Due to construction at the Music Academy of the West, Camerata Pacifica has been moving from venue to venue for its Santa Barbara performances this year, but this group has a way of turning disadvantages into opportunities. The first piece on this program, Schubert’s Sonata for Violin and Piano in A Major (D. 574), sparkled with Kevin Fitz-Gerald’s light touch and radiated warmth from Catherine Leonard’s violin.

In stark contrast to Schubert’s gentle civility, Beethoven’s Trio for Violin, Cello, and Piano in B-flat Major (Op. 11) overwhelmed us with its powerful allegro con brio first movement and its very funny allegretto finale. Beethoven wrote this work early in his career, when he was trying to at once fit into Viennese musical society and compete with its best composers and performers, so he included a popular and recognizable opera tune along with clear signs of his forceful, original personality. Leonard, Fitz-Gerald, and cellist Ani Aznavoorian handled both the heavy and the light ends of this work with charm and skill.

The group followed Beethoven’s boldness and humor with another contrasting work, Ravel’s Sonata for Violin and Piano, an intriguing exploration of the limits of tonality and melodic development.
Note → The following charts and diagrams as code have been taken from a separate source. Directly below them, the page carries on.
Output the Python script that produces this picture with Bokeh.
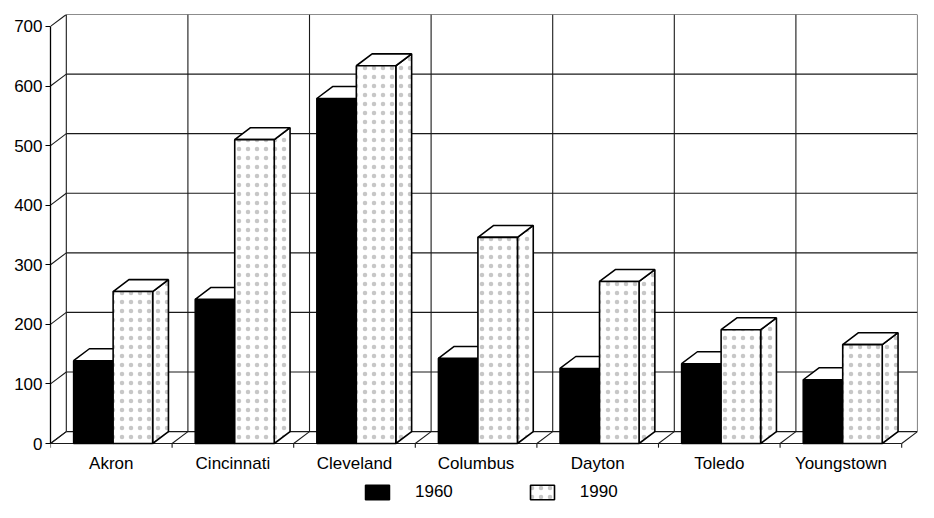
from bokeh.plotting import figure
from bokeh.models import Range1d, FixedTicker, Legend, LegendItem, ColumnDataSource
from bokeh.core.properties import value
from bokeh.embed import file_html
from bokeh.resources import INLINE

# ---- data ----
cities = ["Akron", "Cincinnati", "Cleveland", "Columbus", "Dayton", "Toledo", "Youngstown"]
pop1960 = [139, 242, 579, 143, 126, 134, 107]
pop1990 = [255, 510, 634, 346, 272, 191, 166]
y_ticks = [0, 100, 200, 300, 400, 500, 600, 700]
series_labels = ["1960", "1990"]

# ---- pseudo-3D geometry (in data units) ----
N = len(cities)
DX, DY = 0.13, 20.0
BAR_OFF, BAR_W = 0.19, 0.325
YMAX = y_ticks[-1]
LABEL_Y = -34          # category label row (below the floor)
FONT = "Liberation Sans"
LINE = "#1a1a1a"

p = figure(frame_width=867, frame_height=488,
           x_range=Range1d(0, N + DX), y_range=Range1d(-99, YMAX + DY),
           output_backend="svg", toolbar_location=None,
           min_border_left=50, min_border_right=1, min_border_top=14, min_border_bottom=0)
p.grid.visible = False
p.outline_line_color = None
p.background_fill_color = "white"
p.xaxis.visible = False

# value axis
p.yaxis.ticker = FixedTicker(ticks=y_ticks)
p.yaxis.bounds = (0, YMAX)
p.yaxis.major_tick_out = 5
p.yaxis.major_tick_in = 0
p.yaxis.minor_tick_line_color = None
p.yaxis.axis_line_color = "black"
p.yaxis.axis_line_width = 1.3
p.yaxis.major_tick_line_color = "black"
p.yaxis.major_label_standoff = 3
p.yaxis.major_label_text_font = FONT
p.yaxis.major_label_text_font_size = "17px"
p.yaxis.major_label_text_color = "black"

# category labels
centers = [i + 0.5 for i in range(N)]
p.text(x=centers, y=[LABEL_Y] * N, text=cities, text_align="center", text_baseline="middle",
       text_font=value(FONT), text_font_size="17px", text_color="black")

# ---- walls, floor and grid ----
x0s, y0s, x1s, y1s = [], [], [], []
def seg(a, b, c, d):
    x0s.append(a); y0s.append(b); x1s.append(c); y1s.append(d)

for v in y_ticks:
    seg(0, v, DX, v + DY)                 # left wall diagonals
    seg(DX, v + DY, N + DX, v + DY)       # back wall horizontals
for i in range(N + 1):
    seg(i + DX, DY, i + DX, YMAX + DY)    # back wall verticals
    seg(i, 0, i + DX, DY)                 # floor diagonals
    seg(i, 0, i, -7)                      # category ticks
seg(0, 0, N, 0)                           # floor front edge
p.segment(x0s, y0s, x1s, y1s, line_color=LINE, line_width=1.1)

# ---- bars ----
left60 = [i + BAR_OFF for i in range(N)]
right60 = [l + BAR_W for l in left60]
left90 = right60
right90 = [l + BAR_W for l in left90]

src60 = ColumnDataSource(dict(left=left60, right=right60, top=pop1960, bottom=[0] * N))
src90 = ColumnDataSource(dict(left=left90, right=right90, top=pop1990, bottom=[0] * N))

def top_faces(lefts, rights, vals):
    xs = [[l, r, r + DX, l + DX] for l, r in zip(lefts, rights)]
    ys = [[v, v, v + DY, v + DY] for v in vals]
    return xs, ys

def side_faces(rights, vals):
    xs = [[r, r + DX, r + DX, r] for r in rights]
    ys = [[0, DY, v + DY, v] for v in vals]
    return xs, ys

HATCH = dict(hatch_pattern="dot", hatch_scale=9, hatch_color="black", hatch_alpha=0.22, hatch_weight=0.5)

# 1960 (black)
r60 = p.quad(left="left", right="right", top="top", bottom="bottom", source=src60,
             fill_color="black", line_color="black", line_width=1.5)
tx, ty = top_faces(left60, right60, pop1960)
p.patches(tx, ty, fill_color="white", line_color="black", line_width=1.5)

# 1990 (white, stippled)
sx, sy = side_faces(right90, pop1990)
p.patches(sx, sy, fill_color="white", line_color="black", line_width=1.6, **HATCH)
tx, ty = top_faces(left90, right90, pop1990)
p.patches(tx, ty, fill_color="white", line_color="black", line_width=1.6)
r90 = p.quad(left="left", right="right", top="top", bottom="bottom", source=src90,
             fill_color="white", line_color="black", line_width=1.6, **HATCH)

# ---- legend ----
legend = Legend(items=[LegendItem(label=series_labels[0], renderers=[r60]),
                       LegendItem(label=series_labels[1], renderers=[r90])],
                orientation="horizontal", location=(312, 0),
                glyph_width=30, glyph_height=18, label_standoff=23, spacing=74,
                padding=0, margin=0, border_line_color=None, background_fill_alpha=0,
                label_text_font=FONT, label_text_font_size="17px", label_text_color="black")
p.add_layout(legend)

open("out.html", "w").write(file_html(p, INLINE))
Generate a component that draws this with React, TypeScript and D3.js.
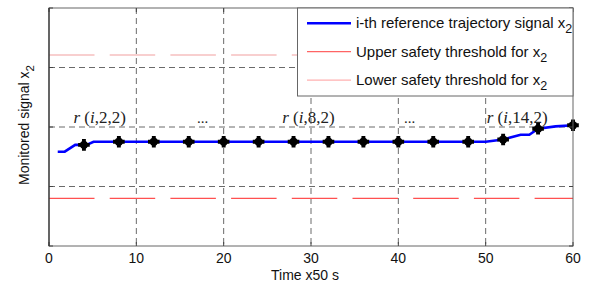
import React from "react";
import * as d3 from "d3";

// blue reference trajectory (time in units of 50 s)
const lineTime = [1, 1.8, 3, 4.3, 5.1, 50, 52, 54, 55, 56, 58, 60];
const lineValue = [1.585, 1.585, 1.7, 1.7, 1.753, 1.753, 1.79, 1.87, 1.87, 1.97, 2.01, 2.03];

// sampled reference points r(i,k,2)
const markerTime = [4, 8, 12, 16, 20, 24, 28, 32, 36, 40, 44, 48, 52, 56, 60];
const markerValue = [1.7, 1.753, 1.753, 1.753, 1.753, 1.753, 1.753, 1.753, 1.753, 1.753, 1.753, 1.753, 1.79, 1.97, 2.03];

const upperThreshold = 3.21;
const lowerThreshold = 0.8;

const xTicks = [0, 10, 20, 30, 40, 50, 60];
const yGrid = [1, 2, 3];

const annotationIndex = ["2", "", "8", "", "14"];
const annotationTime = [5.8, 17.6, 29.7, 41.3, 53.6];

const legendLabels = [
  "i-th reference trajectory signal x",
  "Upper safety threshold for x",
  "Lower safety threshold for x",
];
const legendColors = ["#0000ff", "#ff6464", "#ffb0b0"];

export default function App() {
  const width = 595;
  const height = 283;
  const left = 49;
  const right = 573;
  const top = 8;
  const bottom = 246;

  const x = d3.scaleLinear().domain([0, 60]).range([left, right]);
  const y = d3.scaleLinear().domain([0, 4]).range([bottom, top]);

  const line = d3
    .line<number>()
    .x((d, i) => x(lineTime[i]))
    .y((d) => y(d));

  const cross = d3.symbol().type(d3.symbolCross).size(75)();
  const sans = "Arial, 'Liberation Sans', sans-serif";
  const serif = "'Times New Roman', 'Liberation Serif', serif";

  return (
    <svg
      width={width}
      height={height}
      style={{ position: "absolute", left: 0, top: 0, background: "#fff" }}
    >
      {/* grid */}
      {xTicks.slice(1, -1).map((t) => (
        <line key={"vx" + t} x1={x(t)} x2={x(t)} y1={top} y2={bottom}
          stroke="#444" strokeWidth={0.8} strokeDasharray="6,4" />
      ))}
      {yGrid.map((v) => (
        <line key={"hy" + v} x1={left} x2={right} y1={y(v)} y2={y(v)}
          stroke="#444" strokeWidth={0.8} strokeDasharray="6,4" />
      ))}

      {/* thresholds */}
      <line x1={left} x2={right} y1={y(upperThreshold)} y2={y(upperThreshold)}
        stroke="#f2a0a0" strokeWidth={1.2} strokeDasharray="45.5,15.2" />
      <line x1={left} x2={right} y1={y(lowerThreshold)} y2={y(lowerThreshold)}
        stroke="#ff5050" strokeWidth={1.2} strokeDasharray="45.5,15.2" />

      {/* trajectory */}
      <path d={line(lineValue) || ""} fill="none" stroke="#0000ff" strokeWidth={2.6} />
      {markerValue.map((v, i) => (
        <g key={"m" + i} transform={`translate(${x(markerTime[i])},${y(v)})`}>
          <circle r={4.2} fill="#000" />
          <path d={cross || ""} fill="#000" />
        </g>
      ))}

      {/* annotations */}
      {annotationIndex.map((k, i) =>
        k ? (
          <text key={"a" + i} x={x(annotationTime[i])} y={123} textAnchor="middle"
            fontFamily={serif} fontSize={17} fill="#222">
            <tspan fontStyle="italic">r</tspan>
            <tspan> (</tspan>
            <tspan fontStyle="italic">i</tspan>
            <tspan>{`,${k},2)`}</tspan>
          </text>
        ) : (
          <text key={"a" + i} x={x(annotationTime[i])} y={123} textAnchor="middle"
            fontFamily={serif} fontSize={15} fill="#222">...</text>
        )
      )}

      {/* frame and ticks */}
      <rect x={left} y={top} width={right - left} height={bottom - top}
        fill="none" stroke="#666" strokeWidth={1} />
      {xTicks.map((t) => (
        <g key={"t" + t}>
          <line x1={x(t)} x2={x(t)} y1={bottom} y2={bottom - 4} stroke="#444" />
          <line x1={x(t)} x2={x(t)} y1={top} y2={top + 4} stroke="#444" />
          <text x={x(t)} y={263} textAnchor="middle" fontFamily={sans} fontSize={14} fill="#111">
            {t}
          </text>
        </g>
      ))}
      {[0, ...yGrid, 4].map((v) => (
        <g key={"yt" + v}>
          <line x1={left} x2={left + 4} y1={y(v)} y2={y(v)} stroke="#444" />
          <line x1={right} x2={right - 4} y1={y(v)} y2={y(v)} stroke="#444" />
        </g>
      ))}
      <line x1={left} x2={left} y1={top} y2={bottom} stroke="#333" strokeWidth={1.2} />

      {/* axis labels */}
      <text x={305} y={280} textAnchor="middle" fontFamily={sans} fontSize={14} fill="#111">
        Time x50 s
      </text>
      <text transform="translate(29,125) rotate(-90)" textAnchor="middle"
        fontFamily={sans} fontSize={14} fill="#111">
        Monitored signal x<tspan fontSize={11.5} dy={5}>2</tspan>
      </text>

      {/* legend */}
      <rect x={297.5} y={top} width={right - 297.5} height={96 - top}
        fill="#fff" stroke="#666" strokeWidth={1} />
      {legendLabels.map((label, i) => {
        const ly = 23.3 + i * 28.4;
        return (
          <g key={"l" + i}>
            <line x1={307} x2={351} y1={ly} y2={ly} stroke={legendColors[i]}
              strokeWidth={i === 0 ? 2.6 : 1.2} />
            <text x={356} y={ly + 5} fontFamily={sans} fontSize={15} fill="#111">
              {label}
              <tspan fontSize={12.5} dy={5}>2</tspan>
            </text>
          </g>
        );
      })}
    </svg>
  );
}
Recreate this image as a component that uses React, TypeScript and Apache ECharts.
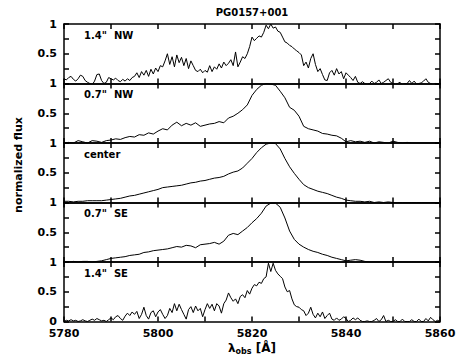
import React, { useEffect, useRef } from "react";
import * as echarts from "echarts";

// wavelength grid parameters
const LAMBDA_START = 5780;
const LAMBDA_END = 5860;
const FINE_STEP = 0.5;
const COARSE_STEP = 1;

const X_TICK_LABELS = [5780, 5800, 5820, 5840, 5860];
const PANEL_LABELS = ['1.4"  NW', '0.7"  NW', "center", '0.7"  SE', '1.4"  SE'];
const TITLE = "PG0157+001";
const Y_TITLE = "normalized flux";

// 1.4" NW, 0.5 Å steps
const nw14 = [
  0.08, 0.06, 0.1, 0.12, 0.07, 0.04, 0.08, 0.14, 0.12, 0.05,
  0.02, 0.0, -0.02, 0.04, 0.15, 0.16, 0.05, 0.0, 0.02, 0.1,
  0.08, 0.06, 0.09, 0.05, 0.03, 0.07, 0.04, 0.08, 0.05, 0.1,
  0.12, 0.18, 0.1, 0.2, 0.14, 0.22, 0.12, 0.24, 0.16, 0.26,
  0.2, 0.3, 0.28, 0.38, 0.5, 0.32, 0.45, 0.28, 0.48, 0.35,
  0.44, 0.3, 0.42, 0.25, 0.38, 0.3, 0.22, 0.2, 0.24, 0.18,
  0.22, 0.19, 0.3, 0.2, 0.28, 0.24, 0.33, 0.26, 0.36, 0.3,
  0.34, 0.4, 0.3, 0.53, 0.28, 0.36, 0.45, 0.42, 0.5, 0.62,
  0.78, 0.72, 0.76, 0.8, 0.78, 0.86, 0.98, 0.92, 1.0, 0.93,
  0.95, 0.88, 0.86, 0.78, 0.7, 0.68, 0.64, 0.62, 0.58, 0.55,
  0.52, 0.48, 0.3, 0.36, 0.26, 0.42, 0.5, 0.32, 0.2, 0.25,
  0.15, 0.06, 0.05, 0.18, 0.22, 0.14, 0.25, 0.16, 0.2, 0.08,
  0.18, 0.14, 0.1, 0.05, 0.12, 0.02, 0.0, 0.03, 0.0, -0.02,
  0.0, 0.04, 0.0, 0.02, 0.06, 0.0, 0.02, 0.05, 0.08, 0.02,
  0.0, -0.02, 0.0, 0.02, -0.02, 0.0, 0.0, 0.05, 0.0, 0.04,
  -0.01, 0.0, 0.01, 0.04, 0.08, 0.02, 0.0, -0.02, 0.0, 0.0,
  0.0,
];

// 0.7" NW, 1 Å steps
const nw07 = [
  0.0, 0.01, 0.0, 0.04, 0.02, 0.0, 0.04, 0.03, 0.01, 0.04,
  0.05, 0.07, 0.06, 0.09, 0.11, 0.1, 0.14, 0.13, 0.17, 0.15,
  0.2, 0.24, 0.22, 0.3, 0.35, 0.29, 0.33, 0.3, 0.34, 0.28,
  0.3, 0.32, 0.33, 0.36, 0.34, 0.42, 0.45, 0.5, 0.56, 0.64,
  0.8, 0.9, 0.97, 1.0, 0.99, 0.97, 0.87, 0.76, 0.6, 0.55,
  0.45, 0.28, 0.24, 0.22, 0.2, 0.16, 0.15, 0.13, 0.12, 0.08,
  0.02, 0.04, 0.02, 0.03, 0.01, 0.03, 0.0, 0.02, 0.01, 0.0,
  0.03, 0.01, 0.0, 0.01, 0.0, 0.0, 0.0, 0.0, 0.0, 0.0,
  0.0,
];

// center, 1 Å steps
const center = [
  0.02, 0.02, 0.01, 0.02, 0.02, 0.03, 0.03, 0.03, 0.03, 0.04,
  0.05, 0.06, 0.07, 0.09, 0.11, 0.12, 0.14, 0.16, 0.18, 0.2,
  0.22, 0.25, 0.26, 0.27, 0.28, 0.29, 0.31, 0.33, 0.34, 0.36,
  0.37, 0.39, 0.41, 0.42, 0.44, 0.48, 0.51, 0.53, 0.58, 0.66,
  0.74, 0.84, 0.92, 0.98, 1.0, 0.99, 0.9, 0.74, 0.6, 0.49,
  0.39, 0.3, 0.25, 0.22, 0.19, 0.17, 0.15, 0.12, 0.09, 0.07,
  0.04, 0.03, 0.02, 0.02, 0.01, 0.02, 0.0, 0.01, 0.0, 0.01,
  0.0, 0.0, 0.0, 0.0, 0.0, 0.0, 0.0, 0.0, 0.0, 0.0,
  0.0,
];

// 0.7" SE, 1 Å steps
const se07 = [
  0.01, 0.0, 0.01, 0.0, 0.01, 0.01, 0.0, 0.01, 0.02, 0.04,
  0.06, 0.07, 0.08, 0.09, 0.11, 0.12, 0.13, 0.16, 0.17, 0.19,
  0.2, 0.21, 0.22, 0.24, 0.26, 0.25, 0.28, 0.27, 0.24, 0.29,
  0.3, 0.31, 0.33, 0.3, 0.35, 0.45, 0.48, 0.46, 0.52, 0.58,
  0.66, 0.73, 0.82, 0.94, 0.99, 0.99, 0.92, 0.74, 0.52, 0.38,
  0.3, 0.25, 0.21, 0.18, 0.16, 0.13, 0.11, 0.08, 0.06, 0.04,
  0.02, 0.03, 0.04, 0.03, 0.01, 0.0, 0.0, 0.0, 0.0, 0.0,
  0.0, 0.0, 0.0, 0.0, 0.0, 0.0, 0.0, 0.0, 0.0, 0.0,
  0.0,
];

// 1.4" SE, 0.5 Å steps
const se14 = [
  0.0, 0.02, 0.01, 0.03, 0.01, 0.02, 0.0, 0.01, 0.03, 0.01,
  0.0, 0.02, 0.04, 0.02, 0.05, 0.03, 0.01, 0.02, 0.0, 0.03,
  0.06, 0.03, 0.08, 0.1, 0.05, 0.02, 0.09, 0.14, 0.1, 0.16,
  0.12, 0.17, 0.05, 0.12, 0.24, 0.1, 0.04, 0.15, 0.18, 0.08,
  0.16, 0.2, 0.12, 0.05, 0.1, 0.22, 0.15, 0.3, 0.18, 0.29,
  0.2, 0.12, 0.04, 0.2, 0.25, 0.15, 0.26, 0.18, 0.22, 0.08,
  0.2, 0.3, 0.22, 0.29, 0.18, 0.3, 0.26, 0.14, 0.3, 0.36,
  0.48, 0.4, 0.34, 0.38, 0.3, 0.42, 0.45, 0.4, 0.52, 0.46,
  0.56, 0.62, 0.6, 0.66, 0.64, 0.72, 0.75, 0.98, 0.84, 0.98,
  0.86, 0.8, 0.76, 0.72, 0.58, 0.5, 0.52, 0.38, 0.28, 0.25,
  0.24, 0.2, 0.18, 0.1, 0.14, 0.24, 0.12, 0.06, 0.14, 0.08,
  0.16, 0.05, 0.1, 0.14, 0.04, 0.02, 0.06, 0.02, 0.04, 0.08,
  0.05, 0.0, 0.02, 0.06, 0.03, 0.06, 0.02, 0.0, 0.0, 0.01,
  0.0, 0.0, 0.02, 0.05, 0.0, 0.03, 0.1, 0.0, 0.02, 0.0,
  0.0, 0.03, 0.0, 0.0, 0.04, 0.0, 0.0, 0.0, 0.03, 0.0,
  0.0, 0.04, 0.0, 0.0, 0.05, 0.01, 0.07, 0.03, 0.0, 0.02,
  0.0,
];

const PANELS = [
  { values: nw14, step: FINE_STEP },
  { values: nw07, step: COARSE_STEP },
  { values: center, step: COARSE_STEP },
  { values: se07, step: COARSE_STEP },
  { values: se14, step: FINE_STEP },
];

const FONT = "DejaVu Sans";
const LEFT = 64;
const RIGHT_EDGE = 440;
const TOP = 24;
const PANEL_H = 59.5;
const W = 463;
const H = 363;

export default function App() {
  const ref = useRef<HTMLDivElement>(null);
  useEffect(() => {
    if (!ref.current) return;
    const chart = echarts.init(ref.current, null, { renderer: "svg" });
    const n = PANELS.length;
    const grids: any[] = [];
    const xAxes: any[] = [];
    const yAxes: any[] = [];
    const series: any[] = [];
    const graphics: any[] = [];
    const lineStyle = { color: "#000", width: 1.5 };
    PANELS.forEach((p, i) => {
      grids.push({
        left: LEFT,
        width: RIGHT_EDGE - LEFT,
        top: TOP + i * PANEL_H,
        height: PANEL_H,
        outerBoundsMode: "none",
      });
      const isLast = i === n - 1;
      ["bottom", "top"].forEach((pos) => {
        xAxes.push({
          type: "value",
          gridIndex: i,
          position: pos,
          min: LAMBDA_START,
          max: LAMBDA_END,
          interval: 10,
          axisLine: { show: true, onZero: false, lineStyle },
          axisTick: { show: true, inside: true, length: 5, lineStyle },
          splitLine: { show: false },
          axisLabel: {
            show: isLast && pos === "bottom",
            margin: 6,
            color: "#000",
            fontFamily: FONT,
            fontWeight: "bold",
            fontSize: 11,
            formatter: (v: number) => (X_TICK_LABELS.includes(v) ? String(v) : ""),
          },
        });
      });
      ["left", "right"].forEach((pos) => {
        yAxes.push({
          type: "value",
          gridIndex: i,
          position: pos,
          min: 0,
          max: 1,
          interval: 0.25,
          axisLine: { show: true, onZero: false, lineStyle },
          axisTick: { show: true, inside: true, length: 5, lineStyle },
          splitLine: { show: false },
          axisLabel: {
            show: pos === "left",
            margin: 7,
            color: "#000",
            fontFamily: FONT,
            fontWeight: "bold",
            fontSize: 11,
            showMinLabel: true,
            showMaxLabel: true,
            formatter: (v: number) => {
              if (Math.abs(v - 0.5) < 1e-9) return "0.5";
              if (Math.abs(v - 1) < 1e-9) return "1";
              if (v === 0 && isLast) return "0";
              return "";
            },
          },
        });
      });
      series.push({
        type: "line",
        xAxisIndex: i * 2,
        yAxisIndex: i * 2,
        data: p.values.map((v, k) => [LAMBDA_START + k * p.step, v]),
        showSymbol: false,
        symbol: "none",
        clip: true,
        lineStyle: { color: "#000", width: 1 },
      });
      graphics.push({
        type: "text",
        left: 84,
        top: TOP + i * PANEL_H + 6,
        style: {
          text: PANEL_LABELS[i],
          fontFamily: FONT,
          fontWeight: "bold",
          fontSize: 10,
          fill: "#000",
        },
      });
    });
    graphics.push({
      type: "text",
      x: (LEFT + RIGHT_EDGE) / 2,
      y: 12,
      style: {
        text: TITLE,
        fontFamily: FONT,
        fontWeight: "bold",
        fontSize: 10,
        fill: "#000",
        align: "center",
        verticalAlign: "middle",
      },
    });
    graphics.push({
      type: "text",
      x: 18,
      y: 165,
      rotation: Math.PI / 2,
      style: {
        text: Y_TITLE,
        fontFamily: FONT,
        fontWeight: "bold",
        fontSize: 11,
        fill: "#000",
        align: "center",
        verticalAlign: "middle",
      },
    });
    graphics.push({
      type: "text",
      x: 252,
      y: 348,
      style: {
        text: "{a|λ}{b|obs}{a| [Å]}",
        align: "center",
        verticalAlign: "middle",
        rich: {
          a: { fontFamily: FONT, fontWeight: "bold", fontSize: 12, fill: "#000", color: "#000" },
          b: {
            fontFamily: FONT,
            fontWeight: "bold",
            fontSize: 8,
            fill: "#000",
            color: "#000",
            padding: [6, 0, 0, 0],
          },
        },
      },
    });
    chart.setOption({
      animation: false,
      backgroundColor: "#fff",
      grid: grids,
      xAxis: xAxes,
      yAxis: yAxes,
      series,
      graphic: graphics,
    });
    return () => chart.dispose();
  }, []);
  return <div ref={ref} style={{ width: W, height: H, position: "absolute", left: 0, top: 0 }} />;
}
Nurit Pacht made its complex ideas lucid and comprehensible, with soaring, passionate melodies followed by occasional thunderous double-stops and eerie tremolo passages. Ravel was dismissed from his composition class soon after he wrote this piece, and it has the strange, moving loneliness of an outcast at its heart.

After the intermission, Artistic Director Adrian Spence reflected that the program followed the trajectory of two concerts. He was right; it did feel as if we had made another emotional journey from start to finish. Pacht returned to the stage alone and played the “Chaconne” from J. S. Bach’s Partita No. 2 in D Minor, an extremely challenging work with elaborate lines moving in two- and three-part counterpoint. Hearing someone play this monumentally difficult work at all is remarkable; hearing Pacht play it with such passion was extraordinary. The evening ended with another magnificent display of string virtuosity, this time by Leonard and Aznavoorian in Ravel’s Sonata for Violin and Cello. This work, from much later in Ravel’s career, rips along confidently, alternating pizzicato indignation with high-intensity melodic determination. For Ravel-as well as for Camerata Pacifica-setbacks lead to triumphs, and it was a pleasure to hear them succeed.